### [Task directions]
Pictures stay out of this copy, which runs from the first line of the material through the line containing "axis_top = y_lo + 4.0".

+++ Stored records +++

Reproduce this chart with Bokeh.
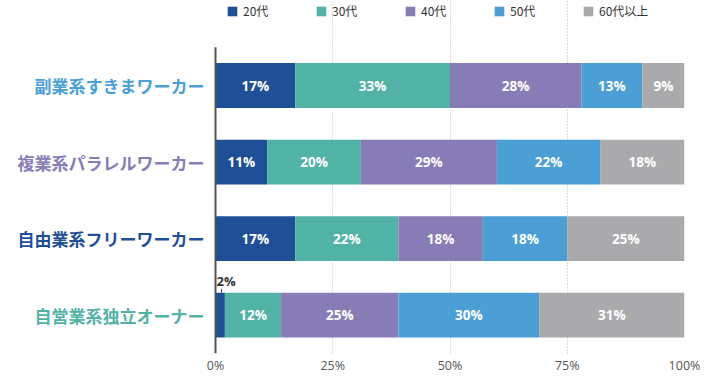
import numpy as np
from bokeh.plotting import figure
from bokeh.models import Range1d, FixedTicker, Legend, LegendItem, ColumnDataSource
from bokeh.core.properties import value
from bokeh.embed import file_html
from bokeh.resources import INLINE

categories = ["副業系すきまワーカー", "複業系パラレルワーカー", "自由業系フリーワーカー", "自営業系独立オーナー"]
age_groups = ["20代", "30代", "40代", "50代", "60代以上"]
s20 = [17, 11, 17, 2]
s30 = [33, 20, 22, 12]
s40 = [28, 29, 18, 25]
s50 = [13, 22, 18, 30]
s60 = [9, 18, 25, 31]
x_ticks = [0, 25, 50, 75, 100]
x_tick_labels = ["0%", "25%", "50%", "75%", "100%"]

colors = ["#1f4f97", "#52b2a6", "#877cb6", "#4b9fd5", "#aaaaac"]
cat_colors = ["#4b9fd5", "#877cb6", "#1f4f97", "#52b2a6"]

series = [s20, s30, s40, s50, s60]
n = len(categories)
ys = [n - 1 - i for i in range(n)]

# layout geometry (pixels)
W, H = 700, 376
frame_left_px, frame_right_px = 215, 684
frame_bottom_px = 355
row_px = 77.0
px_per_pct = (frame_right_px - frame_left_px) / 100.0
x_lo = -frame_left_px / px_per_pct
y_lo = -0.5
y_hi = y_lo + frame_bottom_px / row_px
axis_top = y_lo + 4.0

p = figure(width=W, height=H, output_backend="svg", toolbar_location=None,
           x_range=Range1d(x_lo, 100), y_range=Range1d(y_lo, y_hi),
           min_border_left=0, min_border_right=W - frame_right_px,
           min_border_top=0, min_border_bottom=H - frame_bottom_px)
p.outline_line_color = None
p.background_fill_color = "white"

# dotted grid
p.xgrid.ticker = FixedTicker(ticks=[25, 50, 75, 100])
p.xgrid.grid_line_color = "#bbbbbb"
p.xgrid.grid_line_dash = "1 2"
p.ygrid.grid_line_color = None

bar_h = 0.585
left = np.zeros(n)
items = []
lab_x, lab_y, lab_t = [], [], []
out_x, out_y, out_t = [], [], []
for k, s in enumerate(series):
    vals = np.array(s, dtype=float)
    right = left + vals
    src = ColumnDataSource(dict(y=ys, left=left.tolist(), right=right.tolist()))
    r = p.hbar(y="y", left="left", right="right", height=bar_h, source=src,
               fill_color=colors[k], line_color=None)
    items.append(LegendItem(label=age_groups[k], renderers=[r]))
    for i in range(n):
        if vals[i] >= 5:
            lab_x.append((left[i] + right[i]) / 2)
            lab_y.append(ys[i])
            lab_t.append(f"{int(vals[i])}%")
        else:
            out_x.append(left[i])
            out_y.append(ys[i] + bar_h / 2)
            out_t.append(f"{int(vals[i])}%")
    left = right

# vertical axis line at 0%
p.segment(x0=[0], y0=[y_lo], x1=[0], y1=[axis_top], line_color="#555555", line_width=2)

p.text(x=lab_x, y=lab_y, text=lab_t, text_color="white", text_align="center",
       text_baseline="middle", text_font=value("Open Sans"), text_font_style="bold",
       text_font_size="13.5px")
p.text(x=out_x, y=out_y, text=out_t, text_color="#333333", text_align="left",
       text_baseline="bottom", text_font=value("Open Sans"), text_font_style="bold",
       text_font_size="13px", x_offset=1, y_offset=-3)
tick_len = 4 / row_px
p.segment(x0=[x + 1.3 for x in out_x], y0=out_y, x1=[x + 1.3 for x in out_x],
          y1=[y + tick_len for y in out_y], line_color="#333333", line_width=1)

# category labels
p.text(x=[0] * n, y=ys, text=categories, x_offset=-11, text_align="right",
       text_baseline="middle", text_color=cat_colors,
       text_font=value("Noto Sans CJK JP"), text_font_style="bold",
       text_font_size="17px")

# axes
p.xaxis.ticker = FixedTicker(ticks=x_ticks)
p.xaxis.major_label_overrides = {t: l for t, l in zip(x_ticks, x_tick_labels)}
p.xaxis.axis_line_color = None
p.xaxis.major_tick_line_color = None
p.xaxis.minor_tick_line_color = None
p.xaxis.major_tick_out = 0
p.xaxis.major_tick_in = 0
p.xaxis.minor_tick_out = 0
p.xaxis.minor_tick_in = 0
p.xaxis.major_label_text_font = "Open Sans"
p.xaxis.major_label_text_font_size = "12.5px"
p.xaxis.major_label_text_color = "#555555"
p.xaxis.major_label_standoff = 3
p.yaxis.visible = False

legend = Legend(items=items, orientation="horizontal", location=(226, 334),
                glyph_width=12, glyph_height=12, label_height=12, label_standoff=5,
                label_width=60, spacing=12, padding=0, margin=0, border_line_color=None,
                background_fill_alpha=0, label_text_font="Noto Sans CJK JP",
                label_text_font_size="12px", label_text_color="#333333",
                label_text_baseline="middle")
p.add_layout(legend, "center")

open("out.html", "w").write(file_html(p, INLINE))
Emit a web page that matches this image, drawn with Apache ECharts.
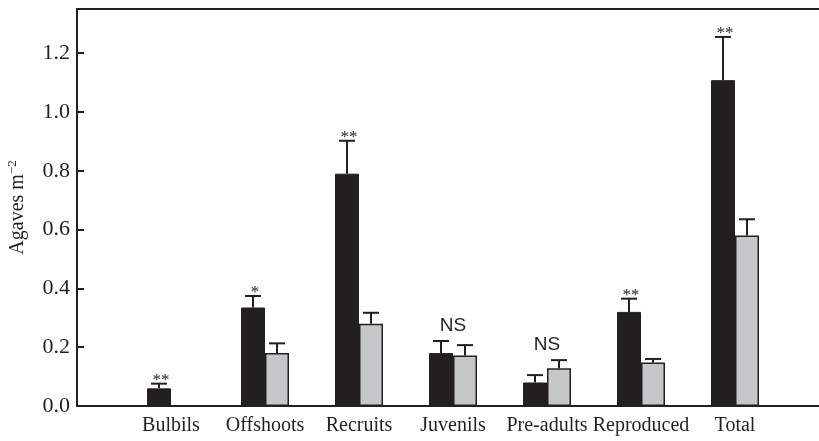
<!DOCTYPE html>
<html>
<head>
<meta charset="utf-8">
<script src="https://cdn.jsdelivr.net/npm/echarts@6/dist/echarts.min.js"></script>
<style>
  html, body { margin: 0; padding: 0; background: #fff; }
  #chart { width: 819px; height: 441px; }
</style>
</head>
<body>
<div id="chart"></div>
<script>
// data
const categories = ['Bulbils', 'Offshoots', 'Recruits', 'Juvenils', 'Pre-adults', 'Reproduced', 'Total']
const blackMean = [0.06, 0.335, 0.79, 0.18, 0.08, 0.32, 1.108]
const blackSE = [0.016, 0.039, 0.112, 0.041, 0.025, 0.045, 0.147]
const grayMean = [0, 0.18, 0.28, 0.172, 0.128, 0.148, 0.58]
const graySE = [0, 0.033, 0.037, 0.035, 0.028, 0.012, 0.055]
const sigLabels = ['**', '*', '**', 'NS', 'NS', '**', '**']
const tickValues = [0, 0.2, 0.4, 0.6, 0.8, 1.0, 1.2]

const INK = '#231f20'
const BAR_W = 24
const serif = '"Liberation Serif", "DejaVu Serif", serif'

var chart = echarts.init(document.getElementById('chart'))

function errorBars (offset) {
  return function (params, api) {
    var cat = api.value(0)
    var mean = api.value(1)
    var se = api.value(2)
    if (!se) return null
    var base = api.coord([cat, mean])
    var top = api.coord([cat, mean + se])
    var x = base[0] + offset
    return {
      type: 'group',
      children: [
        { type: 'line', shape: { x1: x, y1: base[1], x2: x, y2: top[1] }, style: { stroke: INK, lineWidth: 2 } },
        { type: 'line', shape: { x1: x - 8, y1: top[1], x2: x + 8, y2: top[1] }, style: { stroke: INK, lineWidth: 2 } }
      ]
    }
  }
}

const blackErr = categories.map((c, i) => [i, blackMean[i], blackSE[i]])
const grayErr = categories.map((c, i) => [i, grayMean[i], graySE[i]])
const sigData = categories.map((c, i) => [i, blackMean[i] + blackSE[i], grayMean[i] + graySE[i]])

const option = {
  animation: false,
  grid: [
    { left: 77, right: 0, top: 9, bottom: 35, outerBoundsMode: 'none', containLabel: false },
    { left: 124, right: 37, top: 9, bottom: 35, outerBoundsMode: 'none', containLabel: false }
  ],
  xAxis: [
    {
      gridIndex: 0, type: 'value', min: 0, max: 1, position: 'bottom',
      axisLine: { show: true, onZero: false, lineStyle: { color: INK, width: 2 } },
      axisTick: { show: false }, axisLabel: { show: false }, splitLine: { show: false }
    },
    {
      gridIndex: 0, type: 'value', min: 0, max: 1, position: 'top',
      axisLine: { show: true, onZero: false, lineStyle: { color: INK, width: 2 } },
      axisTick: { show: false }, axisLabel: { show: false }, splitLine: { show: false }
    },
    {
      gridIndex: 1, type: 'category', data: categories,
      axisLine: { show: false }, axisTick: { show: false },
      axisLabel: { color: INK, fontFamily: serif, fontSize: 20, margin: 10, interval: 0 }
    }
  ],
  yAxis: [
    {
      gridIndex: 0, type: 'value', min: 0, max: 1.35,
      name: 'Agaves m{sup|\u22122}',
      nameLocation: 'middle', nameRotate: 90, nameGap: 48,
      nameTextStyle: {
        color: INK, fontFamily: serif, fontSize: 20,
        rich: { sup: { fontFamily: serif, fontSize: 13, verticalAlign: 'top', padding: [0, 0, 10, 0], color: INK } }
      },
      axisLine: { show: true, lineStyle: { color: INK, width: 2 } },
      axisTick: { show: true, inside: true, length: 7, customValues: tickValues, lineStyle: { color: INK, width: 2 } },
      axisLabel: {
        color: INK, fontFamily: serif, fontSize: 22, margin: 7, customValues: tickValues,
        formatter: v => v.toFixed(1)
      },
      splitLine: { show: false }
    },
    {
      gridIndex: 1, type: 'value', min: 0, max: 1.35, show: false
    }
  ],
  series: [
    {
      type: 'bar', xAxisIndex: 2, yAxisIndex: 1, data: blackMean,
      barWidth: BAR_W, barGap: '0%',
      itemStyle: { color: INK, borderColor: INK, borderWidth: 1 }
    },
    {
      type: 'bar', xAxisIndex: 2, yAxisIndex: 1, data: grayMean,
      barWidth: BAR_W, barGap: '0%',
      itemStyle: { color: '#c6c7c9', borderColor: INK, borderWidth: 1.5 }
    },
    {
      type: 'custom', xAxisIndex: 2, yAxisIndex: 1, data: blackErr,
      renderItem: errorBars(-BAR_W / 2), z: 3
    },
    {
      type: 'custom', xAxisIndex: 2, yAxisIndex: 1, data: grayErr,
      renderItem: errorBars(BAR_W / 2), z: 3
    },
    {
      type: 'custom', xAxisIndex: 2, yAxisIndex: 1, data: sigData, z: 4,
      renderItem: function (params, api) {
        var cat = api.value(0)
        var label = sigLabels[params.dataIndex]
        if (label === 'NS') {
          var top = Math.max(api.value(1), api.value(2))
          var p = api.coord([cat, top])
          return {
            type: 'text',
            style: {
              x: p[0], y: p[1] - 15, text: label, align: 'center', verticalAlign: 'middle',
              fontFamily: '"Liberation Sans", Arial, sans-serif', fontSize: 19, fill: INK
            }
          }
        }
        var q = api.coord([cat, api.value(1)])
        return {
          type: 'text',
          style: {
            x: q[0] - BAR_W / 2 + 2, y: q[1] - 3, text: label, align: 'center', verticalAlign: 'middle',
            fontFamily: serif, fontSize: 17, fill: INK
          }
        }
      }
    }
  ]
}

chart.setOption(option)
</script>
</body>
</html>
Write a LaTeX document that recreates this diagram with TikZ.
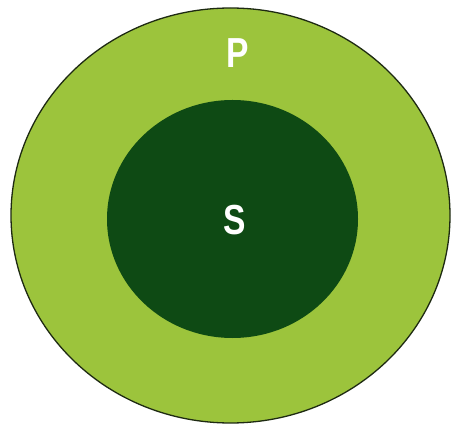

+++

### [Exercise output]
Reproduce this chart with Bokeh.
import numpy as np
from bokeh.plotting import figure
from bokeh.models import Range1d, FixedTicker, Legend, LegendItem, ColumnDataSource
from bokeh.core.properties import value
from bokeh.embed import file_html
from bokeh.resources import INLINE

categories = ["副業系すきまワーカー", "複業系パラレルワーカー", "自由業系フリーワーカー", "自営業系独立オーナー"]
age_groups = ["20代", "30代", "40代", "50代", "60代以上"]
s20 = [17, 11, 17, 2]
s30 = [33, 20, 22, 12]
s40 = [28, 29, 18, 25]
s50 = [13, 22, 18, 30]
s60 = [9, 18, 25, 31]
x_ticks = [0, 25, 50, 75, 100]
x_tick_labels = ["0%", "25%", "50%", "75%", "100%"]

colors = ["#1f4f97", "#52b2a6", "#877cb6", "#4b9fd5", "#aaaaac"]
cat_colors = ["#4b9fd5", "#877cb6", "#1f4f97", "#52b2a6"]

series = [s20, s30, s40, s50, s60]
n = len(categories)
ys = [n - 1 - i for i in range(n)]

# layout geometry (pixels)
W, H = 700, 376
frame_left_px, frame_right_px = 215, 684
frame_bottom_px = 355
row_px = 77.0
px_per_pct = (frame_right_px - frame_left_px) / 100.0
x_lo = -frame_left_px / px_per_pct
y_lo = -0.5
y_hi = y_lo + frame_bottom_px / row_px
axis_top = y_lo + 4.0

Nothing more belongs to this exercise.